[Dataset rows]
|---|

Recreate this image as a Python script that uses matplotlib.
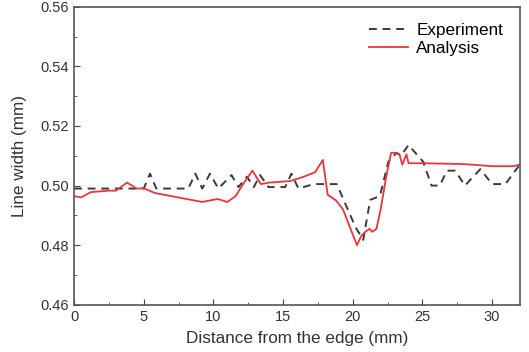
import matplotlib
matplotlib.use("Agg")
import matplotlib.pyplot as plt
from matplotlib.ticker import MultipleLocator

# данные
exp_x = [0, 5.0, 5.45, 5.9, 8.2, 8.7, 9.2, 9.75, 10.35, 11.3, 11.8, 12.4, 12.9,
         13.35, 13.95, 15.15, 15.6, 16.1, 17.2, 18.85, 20.2, 20.75, 21.25, 21.95,
         22.55, 23.15, 23.45, 24.0, 25.05, 25.65, 26.25, 26.75, 27.35, 28.05,
         29.15, 30.0, 30.95, 31.9]
exp_y = [0.499, 0.499, 0.504, 0.499, 0.499, 0.504, 0.499, 0.504, 0.499, 0.5035,
         0.4995, 0.503, 0.4995, 0.5035, 0.4995, 0.4995, 0.504, 0.499, 0.5005,
         0.5005, 0.486, 0.4818, 0.4952, 0.4965, 0.508, 0.511, 0.510, 0.5136,
         0.508, 0.500, 0.500, 0.505, 0.505, 0.500, 0.5055, 0.5005, 0.5005, 0.5065]

ana_x = [0, 0.5, 1.2, 2.5, 3.0, 3.8, 4.5, 5.0, 5.8, 7.5, 9.2, 10.3, 11.0, 11.6,
         12.2, 12.8, 13.4, 14.0, 15.5, 16.5, 17.3, 17.85, 18.2, 18.8, 19.3, 20.3,
         20.6, 20.9, 21.2, 21.4, 21.7, 22.0, 22.4, 22.75, 23.1, 23.35, 23.55,
         23.85, 24.0, 25.0, 28.0, 30.0, 31.5, 32.0]
ana_y = [0.4965, 0.496, 0.4978, 0.4983, 0.4983, 0.501, 0.499, 0.4991, 0.4975,
         0.496, 0.4945, 0.4955, 0.4945, 0.4965, 0.501, 0.505, 0.5005, 0.501,
         0.5015, 0.503, 0.5045, 0.5086, 0.4969, 0.495, 0.492, 0.480, 0.483,
         0.4845, 0.4855, 0.4845, 0.4855, 0.492, 0.503, 0.511, 0.511, 0.5105,
         0.507, 0.5105, 0.5075, 0.5075, 0.5072, 0.5065, 0.5065, 0.507]

plt.rcParams["font.family"] = ["Liberation Sans", "DejaVu Sans"]

fig = plt.figure(figsize=(5.29, 3.52), dpi=100)
ax = fig.add_axes([0.14, 0.134, 0.843, 0.847])

ax.plot(exp_x, exp_y, color="#3a3a3a", linestyle=(0, (4, 3)), linewidth=1.4,
        label="Experiment")
ax.plot(ana_x, ana_y, color="#e8363c", linewidth=1.3, label="Analysis")

ax.set_xlim(0, 32)
ax.set_ylim(0.46, 0.56)
ax.xaxis.set_major_locator(MultipleLocator(5))
ax.xaxis.set_minor_locator(MultipleLocator(2.5))
ax.yaxis.set_major_locator(MultipleLocator(0.02))
ax.yaxis.set_minor_locator(MultipleLocator(0.01))
ax.yaxis.set_major_formatter(plt.FormatStrFormatter("%.2f"))
ax.tick_params(which="both", direction="in", colors="#444444", labelsize=10.5,
               labelcolor="#333333")
ax.tick_params(which="major", length=4)
ax.tick_params(which="minor", length=2)
for s in ax.spines.values():
    s.set_color("#555555")
    s.set_linewidth(1.2)

ax.set_xlabel("Distance from the edge (mm)", fontsize=12.3, color="#333333",
              labelpad=5)
ax.set_ylabel("Line width (mm)", fontsize=12.3, color="#333333", labelpad=10)
ax.legend(loc="upper left", frameon=False, fontsize=12.3, handlelength=2.3,
          handletextpad=0.5, labelspacing=0.15, borderaxespad=0,
          bbox_to_anchor=(0.645, 0.967))

fig.savefig("out.png", dpi=100)
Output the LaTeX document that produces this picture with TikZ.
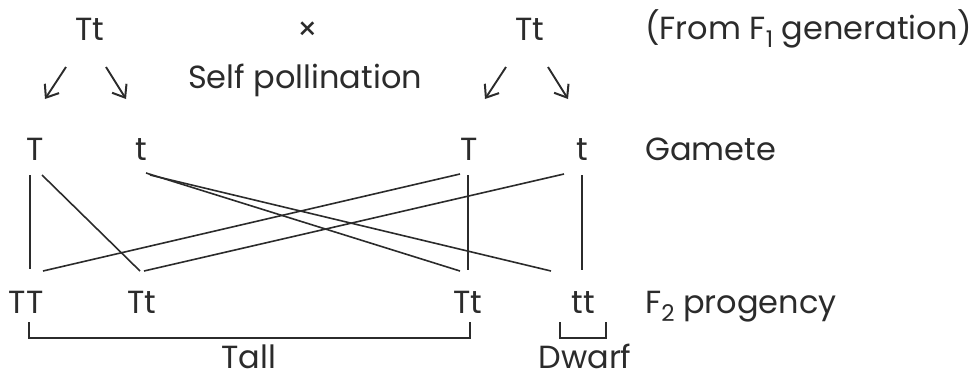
\documentclass[tikz,border=0pt]{standalone}
\usepackage{fontspec}
\setmainfont{Poppins}
\usetikzlibrary{arrows.meta}
\definecolor{ink}{HTML}{2B2B2B}
\newcommand{\lowsub}[1]{\raisebox{-8pt}{\fontsize{23}{26}\selectfont #1}}
\tikzset{
  lbl/.style={anchor=base, inner sep=0pt, text=ink, font=\fontsize{32}{38}\selectfont},
  lbll/.style={lbl, anchor=base west},
  conn/.style={draw=ink, line width=1.6pt},
  arr/.style={draw=ink, line width=1.9pt, -{Straight Barb[length=11pt,width=17pt,line width=2pt]}},
}
\begin{document}
\begin{tikzpicture}[x=1pt,y=-1pt]
\useasboundingbox (0,0) rectangle (975,381);
% parents
\node[lbl] (p1) at (90,40) {Tt};
\node[lbl] (cross) at (308,40) {×};
\node[lbl] (p2) at (530,40) {Tt};
\node[lbll] (f1lab) at (645,39) {(From F\lowsub{1} generation)};
\node[lbll] (self) at (188,88) {Self pollination};
% arrows
\coordinate (a1s) at (66,67); \coordinate (a1e) at (45,99);
\coordinate (a2s) at (106,67); \coordinate (a2e) at (126,99);
\coordinate (a3s) at (506,67); \coordinate (a3e) at (485,99);
\coordinate (a4s) at (548,67); \coordinate (a4e) at (568,99);
\draw[arr] (a1s) -- (a1e);
\draw[arr] (a2s) -- (a2e);
\draw[arr] (a3s) -- (a3e);
\draw[arr] (a4s) -- (a4e);
% gametes
\node[lbl] (g1) at (35,160) {T};
\node[lbl] (g2) at (141,160) {t};
\node[lbl] (g3) at (469,160) {T};
\node[lbl] (g4) at (582,160) {t};
\node[lbll] (glab) at (645,160) {Gamete};
% connector ends
\coordinate (g1a) at (30,175);
\coordinate (g1b) at (42,175);
\coordinate (g2a) at (146,173);
\coordinate (g2b) at (150,175);
\coordinate (g3a) at (460,174);
\coordinate (g3b) at (468,175);
\coordinate (g4a) at (564,174);
\coordinate (g4b) at (582,175);
\coordinate (o1a) at (30,269);
\coordinate (o1b) at (43,271);
\coordinate (o2a) at (140,271);
\coordinate (o2b) at (144,271);
\coordinate (o3a) at (460,271);
\coordinate (o3b) at (468,270);
\coordinate (o4a) at (551,271);
\coordinate (o4b) at (582,270);
\draw[conn] (g1a) -- (o1a);
\draw[conn] (g1b) -- (o2a);
\draw[conn] (g2a) -- (o3a);
\draw[conn] (g2b) -- (o4a);
\draw[conn] (g3a) -- (o1b);
\draw[conn] (g3b) -- (o3b);
\draw[conn] (g4a) -- (o2b);
\draw[conn] (g4b) -- (o4b);
% offspring
\node[lbl] (f1) at (26,313) {TT};
\node[lbl] (f2) at (142,313) {Tt};
\node[lbl] (f3) at (468,313) {Tt};
\node[lbl] (f4) at (583,313) {tt};
\node[lbll] (f2lab) at (645,313) {F\lowsub{2} progency};
% brackets
\coordinate (b1l) at (29,322); \coordinate (b1r) at (470,322);
\coordinate (b2l) at (560,322); \coordinate (b2r) at (606,322);
\draw[conn] (b1l) -- ++(0,16) -| (b1r);
\draw[conn] (b2l) -- ++(0,16) -| (b2r);
\node[lbl] (tall) at (249,368) {Tall};
\node[lbl] (dwarf) at (585,368) {Dwarf};
\end{tikzpicture}
\end{document}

|---|

Can you repeat every record above exactly, apart from the pictures?

Recreate this image as a Python script that uses matplotlib.
import matplotlib
matplotlib.use("Agg")
import matplotlib.pyplot as plt
from matplotlib.ticker import MultipleLocator

# данные
exp_x = [0, 5.0, 5.45, 5.9, 8.2, 8.7, 9.2, 9.75, 10.35, 11.3, 11.8, 12.4, 12.9,
         13.35, 13.95, 15.15, 15.6, 16.1, 17.2, 18.85, 20.2, 20.75, 21.25, 21.95,
         22.55, 23.15, 23.45, 24.0, 25.05, 25.65, 26.25, 26.75, 27.35, 28.05,
         29.15, 30.0, 30.95, 31.9]
exp_y = [0.499, 0.499, 0.504, 0.499, 0.499, 0.504, 0.499, 0.504, 0.499, 0.5035,
         0.4995, 0.503, 0.4995, 0.5035, 0.4995, 0.4995, 0.504, 0.499, 0.5005,
         0.5005, 0.486, 0.4818, 0.4952, 0.4965, 0.508, 0.511, 0.510, 0.5136,
         0.508, 0.500, 0.500, 0.505, 0.505, 0.500, 0.5055, 0.5005, 0.5005, 0.5065]

ana_x = [0, 0.5, 1.2, 2.5, 3.0, 3.8, 4.5, 5.0, 5.8, 7.5, 9.2, 10.3, 11.0, 11.6,
         12.2, 12.8, 13.4, 14.0, 15.5, 16.5, 17.3, 17.85, 18.2, 18.8, 19.3, 20.3,
         20.6, 20.9, 21.2, 21.4, 21.7, 22.0, 22.4, 22.75, 23.1, 23.35, 23.55,
         23.85, 24.0, 25.0, 28.0, 30.0, 31.5, 32.0]
ana_y = [0.4965, 0.496, 0.4978, 0.4983, 0.4983, 0.501, 0.499, 0.4991, 0.4975,
         0.496, 0.4945, 0.4955, 0.4945, 0.4965, 0.501, 0.505, 0.5005, 0.501,
         0.5015, 0.503, 0.5045, 0.5086, 0.4969, 0.495, 0.492, 0.480, 0.483,
         0.4845, 0.4855, 0.4845, 0.4855, 0.492, 0.503, 0.511, 0.511, 0.5105,
         0.507, 0.5105, 0.5075, 0.5075, 0.5072, 0.5065, 0.5065, 0.507]

plt.rcParams["font.family"] = ["Liberation Sans", "DejaVu Sans"]

fig = plt.figure(figsize=(5.29, 3.52), dpi=100)
ax = fig.add_axes([0.14, 0.134, 0.843, 0.847])

ax.plot(exp_x, exp_y, color="#3a3a3a", linestyle=(0, (4, 3)), linewidth=1.4,
        label="Experiment")
ax.plot(ana_x, ana_y, color="#e8363c", linewidth=1.3, label="Analysis")

ax.set_xlim(0, 32)
ax.set_ylim(0.46, 0.56)
ax.xaxis.set_major_locator(MultipleLocator(5))
ax.xaxis.set_minor_locator(MultipleLocator(2.5))
ax.yaxis.set_major_locator(MultipleLocator(0.02))
ax.yaxis.set_minor_locator(MultipleLocator(0.01))
ax.yaxis.set_major_formatter(plt.FormatStrFormatter("%.2f"))
ax.tick_params(which="both", direction="in", colors="#444444", labelsize=10.5,
               labelcolor="#333333")
ax.tick_params(which="major", length=4)
ax.tick_params(which="minor", length=2)
for s in ax.spines.values():
    s.set_color("#555555")
    s.set_linewidth(1.2)

ax.set_xlabel("Distance from the edge (mm)", fontsize=12.3, color="#333333",
              labelpad=5)
ax.set_ylabel("Line width (mm)", fontsize=12.3, color="#333333", labelpad=10)
ax.legend(loc="upper left", frameon=False, fontsize=12.3, handlelength=2.3,
          handletextpad=0.5, labelspacing=0.15, borderaxespad=0,
          bbox_to_anchor=(0.645, 0.967))

fig.savefig("out.png", dpi=100)
Output the LaTeX document that produces this picture with TikZ.
\documentclass[tikz,border=0pt]{standalone}
\usepackage{fontspec}
\setmainfont{Poppins}
\usetikzlibrary{arrows.meta}
\definecolor{ink}{HTML}{2B2B2B}
\newcommand{\lowsub}[1]{\raisebox{-8pt}{\fontsize{23}{26}\selectfont #1}}
\tikzset{
  lbl/.style={anchor=base, inner sep=0pt, text=ink, font=\fontsize{32}{38}\selectfont},
  lbll/.style={lbl, anchor=base west},
  conn/.style={draw=ink, line width=1.6pt},
  arr/.style={draw=ink, line width=1.9pt, -{Straight Barb[length=11pt,width=17pt,line width=2pt]}},
}
\begin{document}
\begin{tikzpicture}[x=1pt,y=-1pt]
\useasboundingbox (0,0) rectangle (975,381);
% parents
\node[lbl] (p1) at (90,40) {Tt};
\node[lbl] (cross) at (308,40) {×};
\node[lbl] (p2) at (530,40) {Tt};
\node[lbll] (f1lab) at (645,39) {(From F\lowsub{1} generation)};
\node[lbll] (self) at (188,88) {Self pollination};
% arrows
\coordinate (a1s) at (66,67); \coordinate (a1e) at (45,99);
\coordinate (a2s) at (106,67); \coordinate (a2e) at (126,99);
\coordinate (a3s) at (506,67); \coordinate (a3e) at (485,99);
\coordinate (a4s) at (548,67); \coordinate (a4e) at (568,99);
\draw[arr] (a1s) -- (a1e);
\draw[arr] (a2s) -- (a2e);
\draw[arr] (a3s) -- (a3e);
\draw[arr] (a4s) -- (a4e);
% gametes
\node[lbl] (g1) at (35,160) {T};
\node[lbl] (g2) at (141,160) {t};
\node[lbl] (g3) at (469,160) {T};
\node[lbl] (g4) at (582,160) {t};
\node[lbll] (glab) at (645,160) {Gamete};
% connector ends
\coordinate (g1a) at (30,175);
\coordinate (g1b) at (42,175);
\coordinate (g2a) at (146,173);
\coordinate (g2b) at (150,175);
\coordinate (g3a) at (460,174);
\coordinate (g3b) at (468,175);
\coordinate (g4a) at (564,174);
\coordinate (g4b) at (582,175);
\coordinate (o1a) at (30,269);
\coordinate (o1b) at (43,271);
\coordinate (o2a) at (140,271);
\coordinate (o2b) at (144,271);
\coordinate (o3a) at (460,271);
\coordinate (o3b) at (468,270);
\coordinate (o4a) at (551,271);
\coordinate (o4b) at (582,270);
\draw[conn] (g1a) -- (o1a);
\draw[conn] (g1b) -- (o2a);
\draw[conn] (g2a) -- (o3a);
\draw[conn] (g2b) -- (o4a);
\draw[conn] (g3a) -- (o1b);
\draw[conn] (g3b) -- (o3b);
\draw[conn] (g4a) -- (o2b);
\draw[conn] (g4b) -- (o4b);
% offspring
\node[lbl] (f1) at (26,313) {TT};
\node[lbl] (f2) at (142,313) {Tt};
\node[lbl] (f3) at (468,313) {Tt};
\node[lbl] (f4) at (583,313) {tt};
\node[lbll] (f2lab) at (645,313) {F\lowsub{2} progency};
% brackets
\coordinate (b1l) at (29,322); \coordinate (b1r) at (470,322);
\coordinate (b2l) at (560,322); \coordinate (b2r) at (606,322);
\draw[conn] (b1l) -- ++(0,16) -| (b1r);
\draw[conn] (b2l) -- ++(0,16) -| (b2r);
\node[lbl] (tall) at (249,368) {Tall};
\node[lbl] (dwarf) at (585,368) {Dwarf};
\end{tikzpicture}
\end{document}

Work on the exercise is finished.